Apart from the story of the early days, the only other thing attractive about Magical Mystery Tours is its cover, and that is merely image exploitation. Bramwell wisely opted for a simple chronological narrative, but even in this, the general sweep forward from about 1957 becomes very confused, like the handling of time by an increasingly drunken raconteur who gets lost straining to establish the nickname of the third cousin who finally got weird Uncle Willie to smile for the camera. And hardly surprising, Magical Mystery Tours is riddled with errors, from basic grammar mistakes, to its plethora of horribly turned sentences, to wrong word choice (for example, "compulsive" for "compelling"), to typo after typo after typo.

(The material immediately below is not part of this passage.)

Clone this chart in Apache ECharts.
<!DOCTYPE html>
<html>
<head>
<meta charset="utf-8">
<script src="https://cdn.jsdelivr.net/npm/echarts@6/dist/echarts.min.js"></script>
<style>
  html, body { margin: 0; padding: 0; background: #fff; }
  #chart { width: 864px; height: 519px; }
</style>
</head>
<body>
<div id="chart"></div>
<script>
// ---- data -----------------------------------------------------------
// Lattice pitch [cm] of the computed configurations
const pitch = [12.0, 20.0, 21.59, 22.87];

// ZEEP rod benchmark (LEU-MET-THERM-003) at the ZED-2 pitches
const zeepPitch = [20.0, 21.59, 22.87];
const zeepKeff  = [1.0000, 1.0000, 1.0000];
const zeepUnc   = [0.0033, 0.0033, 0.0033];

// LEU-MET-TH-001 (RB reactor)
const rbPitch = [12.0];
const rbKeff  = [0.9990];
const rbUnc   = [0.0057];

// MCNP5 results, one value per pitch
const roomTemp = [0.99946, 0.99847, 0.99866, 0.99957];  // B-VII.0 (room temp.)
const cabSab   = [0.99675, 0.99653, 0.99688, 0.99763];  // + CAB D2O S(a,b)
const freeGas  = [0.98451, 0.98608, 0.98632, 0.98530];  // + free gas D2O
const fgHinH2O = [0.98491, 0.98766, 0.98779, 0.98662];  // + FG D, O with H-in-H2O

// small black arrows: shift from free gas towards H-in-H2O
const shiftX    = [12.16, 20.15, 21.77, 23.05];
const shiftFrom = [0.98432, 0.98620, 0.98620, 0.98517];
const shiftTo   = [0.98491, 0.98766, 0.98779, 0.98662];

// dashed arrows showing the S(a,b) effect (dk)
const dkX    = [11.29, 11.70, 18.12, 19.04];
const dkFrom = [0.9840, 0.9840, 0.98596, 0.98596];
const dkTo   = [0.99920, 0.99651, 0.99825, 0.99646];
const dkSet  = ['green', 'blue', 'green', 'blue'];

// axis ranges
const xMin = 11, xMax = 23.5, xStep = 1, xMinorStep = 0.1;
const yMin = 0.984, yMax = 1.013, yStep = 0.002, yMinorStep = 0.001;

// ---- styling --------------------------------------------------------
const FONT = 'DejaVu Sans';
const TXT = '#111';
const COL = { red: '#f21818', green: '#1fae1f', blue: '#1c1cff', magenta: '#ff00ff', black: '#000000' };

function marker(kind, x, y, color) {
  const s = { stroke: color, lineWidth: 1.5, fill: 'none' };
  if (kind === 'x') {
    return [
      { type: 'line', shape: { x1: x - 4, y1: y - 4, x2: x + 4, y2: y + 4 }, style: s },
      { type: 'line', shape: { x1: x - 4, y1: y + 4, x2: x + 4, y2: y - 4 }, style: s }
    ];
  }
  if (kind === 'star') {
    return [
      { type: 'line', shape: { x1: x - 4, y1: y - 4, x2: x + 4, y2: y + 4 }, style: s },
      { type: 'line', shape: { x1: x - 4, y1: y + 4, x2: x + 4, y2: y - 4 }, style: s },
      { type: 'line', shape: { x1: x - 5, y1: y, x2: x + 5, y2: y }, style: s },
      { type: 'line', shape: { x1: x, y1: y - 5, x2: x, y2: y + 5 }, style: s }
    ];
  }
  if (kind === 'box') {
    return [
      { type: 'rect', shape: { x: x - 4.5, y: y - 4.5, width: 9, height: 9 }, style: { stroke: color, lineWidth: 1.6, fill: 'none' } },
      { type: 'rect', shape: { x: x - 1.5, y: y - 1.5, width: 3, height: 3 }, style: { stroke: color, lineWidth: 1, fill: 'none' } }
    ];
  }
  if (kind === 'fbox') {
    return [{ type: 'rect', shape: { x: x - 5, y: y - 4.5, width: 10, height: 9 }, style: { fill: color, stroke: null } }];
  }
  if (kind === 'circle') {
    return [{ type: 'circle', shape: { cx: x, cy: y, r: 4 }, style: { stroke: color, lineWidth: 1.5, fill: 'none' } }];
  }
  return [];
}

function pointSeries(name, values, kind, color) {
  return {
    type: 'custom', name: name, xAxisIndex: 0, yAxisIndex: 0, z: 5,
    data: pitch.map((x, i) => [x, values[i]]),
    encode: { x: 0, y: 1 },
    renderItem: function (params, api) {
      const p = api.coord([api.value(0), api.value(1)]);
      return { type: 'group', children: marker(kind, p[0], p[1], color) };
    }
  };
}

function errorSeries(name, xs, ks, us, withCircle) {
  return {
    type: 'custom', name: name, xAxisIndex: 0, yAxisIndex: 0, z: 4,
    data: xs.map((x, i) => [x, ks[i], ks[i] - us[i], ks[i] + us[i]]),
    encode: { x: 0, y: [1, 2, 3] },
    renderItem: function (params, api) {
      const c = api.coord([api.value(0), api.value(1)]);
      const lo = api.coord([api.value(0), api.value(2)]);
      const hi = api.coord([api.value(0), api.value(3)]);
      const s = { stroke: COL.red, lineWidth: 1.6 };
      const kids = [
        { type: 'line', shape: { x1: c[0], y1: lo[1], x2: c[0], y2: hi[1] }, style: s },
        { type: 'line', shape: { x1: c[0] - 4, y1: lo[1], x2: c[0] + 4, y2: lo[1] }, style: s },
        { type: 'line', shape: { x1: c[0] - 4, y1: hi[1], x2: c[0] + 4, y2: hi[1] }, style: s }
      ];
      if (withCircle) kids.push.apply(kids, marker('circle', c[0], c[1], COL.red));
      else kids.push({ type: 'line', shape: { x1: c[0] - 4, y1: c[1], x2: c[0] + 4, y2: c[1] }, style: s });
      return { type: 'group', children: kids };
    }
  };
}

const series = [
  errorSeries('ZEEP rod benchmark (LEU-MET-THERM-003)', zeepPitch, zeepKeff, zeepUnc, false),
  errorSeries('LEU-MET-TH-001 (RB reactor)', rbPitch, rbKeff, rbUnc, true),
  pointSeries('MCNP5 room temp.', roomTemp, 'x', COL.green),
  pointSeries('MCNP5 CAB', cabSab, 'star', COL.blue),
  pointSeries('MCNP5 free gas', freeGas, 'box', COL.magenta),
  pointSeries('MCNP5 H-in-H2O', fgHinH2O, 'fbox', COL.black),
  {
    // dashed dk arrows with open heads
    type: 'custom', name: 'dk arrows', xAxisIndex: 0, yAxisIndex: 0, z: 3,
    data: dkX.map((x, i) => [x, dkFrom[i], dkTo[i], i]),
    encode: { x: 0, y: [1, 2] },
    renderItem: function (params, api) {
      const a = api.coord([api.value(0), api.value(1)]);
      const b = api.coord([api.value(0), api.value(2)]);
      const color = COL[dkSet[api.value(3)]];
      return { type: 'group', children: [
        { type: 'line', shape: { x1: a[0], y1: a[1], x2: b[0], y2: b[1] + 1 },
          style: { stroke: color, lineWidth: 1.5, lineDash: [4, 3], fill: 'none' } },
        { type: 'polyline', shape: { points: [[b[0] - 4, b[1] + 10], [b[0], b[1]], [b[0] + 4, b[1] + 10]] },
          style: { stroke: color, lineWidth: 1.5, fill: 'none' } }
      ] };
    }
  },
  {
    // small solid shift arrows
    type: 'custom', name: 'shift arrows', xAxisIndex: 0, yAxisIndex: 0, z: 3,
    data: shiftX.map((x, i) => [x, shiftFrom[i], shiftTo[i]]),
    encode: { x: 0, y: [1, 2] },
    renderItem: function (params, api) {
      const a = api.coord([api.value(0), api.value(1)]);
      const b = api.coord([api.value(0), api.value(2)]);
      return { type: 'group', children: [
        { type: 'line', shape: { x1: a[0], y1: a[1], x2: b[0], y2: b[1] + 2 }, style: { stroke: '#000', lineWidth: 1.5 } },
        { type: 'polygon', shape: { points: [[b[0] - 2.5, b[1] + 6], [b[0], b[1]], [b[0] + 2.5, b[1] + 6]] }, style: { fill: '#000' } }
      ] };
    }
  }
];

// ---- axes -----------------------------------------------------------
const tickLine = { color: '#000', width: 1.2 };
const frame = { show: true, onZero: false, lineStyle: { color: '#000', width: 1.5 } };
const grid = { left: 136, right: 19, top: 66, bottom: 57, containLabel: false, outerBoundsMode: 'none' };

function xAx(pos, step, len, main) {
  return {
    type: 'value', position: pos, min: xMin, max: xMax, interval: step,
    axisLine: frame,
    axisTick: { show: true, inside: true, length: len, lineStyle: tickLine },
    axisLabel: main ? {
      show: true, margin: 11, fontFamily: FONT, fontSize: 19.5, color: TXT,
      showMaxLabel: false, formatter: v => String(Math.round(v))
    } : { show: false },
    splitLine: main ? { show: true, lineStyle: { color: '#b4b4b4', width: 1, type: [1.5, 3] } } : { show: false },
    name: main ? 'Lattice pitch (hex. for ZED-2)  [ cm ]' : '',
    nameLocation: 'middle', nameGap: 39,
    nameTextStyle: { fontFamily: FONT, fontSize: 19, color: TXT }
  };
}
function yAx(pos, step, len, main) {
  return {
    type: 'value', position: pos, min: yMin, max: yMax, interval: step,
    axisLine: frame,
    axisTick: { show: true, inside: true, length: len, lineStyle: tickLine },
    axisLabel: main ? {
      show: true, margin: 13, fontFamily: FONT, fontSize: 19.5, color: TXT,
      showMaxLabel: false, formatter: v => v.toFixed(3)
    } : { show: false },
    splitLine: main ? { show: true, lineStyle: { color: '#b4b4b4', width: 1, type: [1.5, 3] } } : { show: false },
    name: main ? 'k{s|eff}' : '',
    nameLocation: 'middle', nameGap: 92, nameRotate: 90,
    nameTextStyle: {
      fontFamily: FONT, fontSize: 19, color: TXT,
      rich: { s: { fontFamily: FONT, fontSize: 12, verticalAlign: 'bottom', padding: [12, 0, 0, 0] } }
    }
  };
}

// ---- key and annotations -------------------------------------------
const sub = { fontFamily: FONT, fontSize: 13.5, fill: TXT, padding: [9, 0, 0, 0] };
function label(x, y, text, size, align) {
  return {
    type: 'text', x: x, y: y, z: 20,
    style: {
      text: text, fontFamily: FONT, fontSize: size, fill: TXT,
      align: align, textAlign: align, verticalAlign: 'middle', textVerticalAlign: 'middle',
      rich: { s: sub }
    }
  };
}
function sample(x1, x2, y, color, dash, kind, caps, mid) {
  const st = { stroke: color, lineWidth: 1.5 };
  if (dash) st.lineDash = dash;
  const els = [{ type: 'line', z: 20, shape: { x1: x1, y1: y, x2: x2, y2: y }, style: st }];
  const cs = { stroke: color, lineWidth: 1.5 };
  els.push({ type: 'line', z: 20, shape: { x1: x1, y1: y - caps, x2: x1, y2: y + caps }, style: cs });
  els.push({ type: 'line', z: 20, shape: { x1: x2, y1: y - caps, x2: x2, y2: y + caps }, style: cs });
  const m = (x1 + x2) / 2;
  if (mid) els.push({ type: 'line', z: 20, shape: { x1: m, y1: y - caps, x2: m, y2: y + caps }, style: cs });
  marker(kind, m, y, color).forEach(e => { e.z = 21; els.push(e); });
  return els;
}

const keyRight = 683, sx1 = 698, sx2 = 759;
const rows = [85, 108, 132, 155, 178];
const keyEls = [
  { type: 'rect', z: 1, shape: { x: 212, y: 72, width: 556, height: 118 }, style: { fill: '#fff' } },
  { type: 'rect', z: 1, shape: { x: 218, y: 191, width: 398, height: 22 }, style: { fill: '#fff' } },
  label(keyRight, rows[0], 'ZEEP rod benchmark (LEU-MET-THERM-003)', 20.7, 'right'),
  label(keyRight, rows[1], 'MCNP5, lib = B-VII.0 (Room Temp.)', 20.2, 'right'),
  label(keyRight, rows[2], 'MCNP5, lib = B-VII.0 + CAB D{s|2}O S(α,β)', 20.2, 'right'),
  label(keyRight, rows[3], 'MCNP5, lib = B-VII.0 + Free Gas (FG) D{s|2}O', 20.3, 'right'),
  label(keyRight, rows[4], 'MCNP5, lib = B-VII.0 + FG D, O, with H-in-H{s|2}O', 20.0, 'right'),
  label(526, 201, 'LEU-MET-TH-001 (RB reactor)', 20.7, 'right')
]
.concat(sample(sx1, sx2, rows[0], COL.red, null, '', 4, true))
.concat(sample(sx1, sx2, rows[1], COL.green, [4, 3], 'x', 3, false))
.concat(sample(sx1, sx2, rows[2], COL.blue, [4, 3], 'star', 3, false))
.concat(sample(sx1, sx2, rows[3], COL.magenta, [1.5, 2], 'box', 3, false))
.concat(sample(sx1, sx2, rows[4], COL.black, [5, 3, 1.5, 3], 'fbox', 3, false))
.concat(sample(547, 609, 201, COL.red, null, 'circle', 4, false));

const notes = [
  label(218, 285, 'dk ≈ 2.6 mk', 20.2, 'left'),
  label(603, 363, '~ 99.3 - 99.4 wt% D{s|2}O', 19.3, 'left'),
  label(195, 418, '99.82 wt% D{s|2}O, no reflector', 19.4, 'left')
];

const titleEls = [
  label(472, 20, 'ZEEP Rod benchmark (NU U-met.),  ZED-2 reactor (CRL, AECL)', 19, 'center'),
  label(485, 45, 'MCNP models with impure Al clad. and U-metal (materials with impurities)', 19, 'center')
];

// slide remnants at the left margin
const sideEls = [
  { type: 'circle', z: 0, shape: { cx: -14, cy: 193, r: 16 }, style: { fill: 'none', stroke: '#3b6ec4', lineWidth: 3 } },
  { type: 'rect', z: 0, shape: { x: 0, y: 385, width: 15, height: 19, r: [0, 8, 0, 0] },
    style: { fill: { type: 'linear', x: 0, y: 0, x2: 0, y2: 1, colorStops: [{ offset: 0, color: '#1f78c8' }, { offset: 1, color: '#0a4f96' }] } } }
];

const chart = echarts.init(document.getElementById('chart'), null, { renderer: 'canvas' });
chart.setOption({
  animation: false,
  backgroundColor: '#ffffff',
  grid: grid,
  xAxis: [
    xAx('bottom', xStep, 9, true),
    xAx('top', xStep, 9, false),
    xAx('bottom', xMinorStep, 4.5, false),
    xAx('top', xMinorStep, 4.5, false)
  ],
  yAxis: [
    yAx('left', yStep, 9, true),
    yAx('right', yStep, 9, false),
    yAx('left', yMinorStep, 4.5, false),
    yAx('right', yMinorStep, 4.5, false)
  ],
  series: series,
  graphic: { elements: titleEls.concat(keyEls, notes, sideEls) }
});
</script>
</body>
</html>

For us middle-aged people, the Beatles were an intense experience, part of breaking from the cocoon of childhood. If you're like me (and apologies for getting all Bramwellian), the Beatles maintain their place in the magical mystery of who you are. And what made the Beatles remains a mystery; how those scruffy Liverpudlian lads wrote the songs that provide the score for one's own personal cavalcade-of-youth movie. Others' analyses of what contributed to the cultural phenomenon of the Beatles often make some sense: the mass maturing of the post-war generation of Baby Boomers with their surplus of hormones; the slough of despond into which rock-n-roll had slumped with all the music-massacring Bobbies and the mascara-ed Ronnies; the coming to full force of a democratic affluence that the world had never seen on such a scale. More micro-oriented in his history, Bramwell and his unnecessarily padded tome did make me wonder whether John Lennon's obsessive intensity wasn't the largest part of what made the Beatles. Then I remembered the alchemy of Lennon and McCartney's teamed talent, the inexplicable miracle of talent, the perfect grace of it. The work ethic and devotion to craft such as made George play till his fingers bled. Ringo's steady drumming and diplomatic nature. The fire of desire. It may have been the unexpected license granted by the exhilarating freedom that was part of growing up in post-war Liverpool (that Irish town). The luck o' those Brits. Lucky us.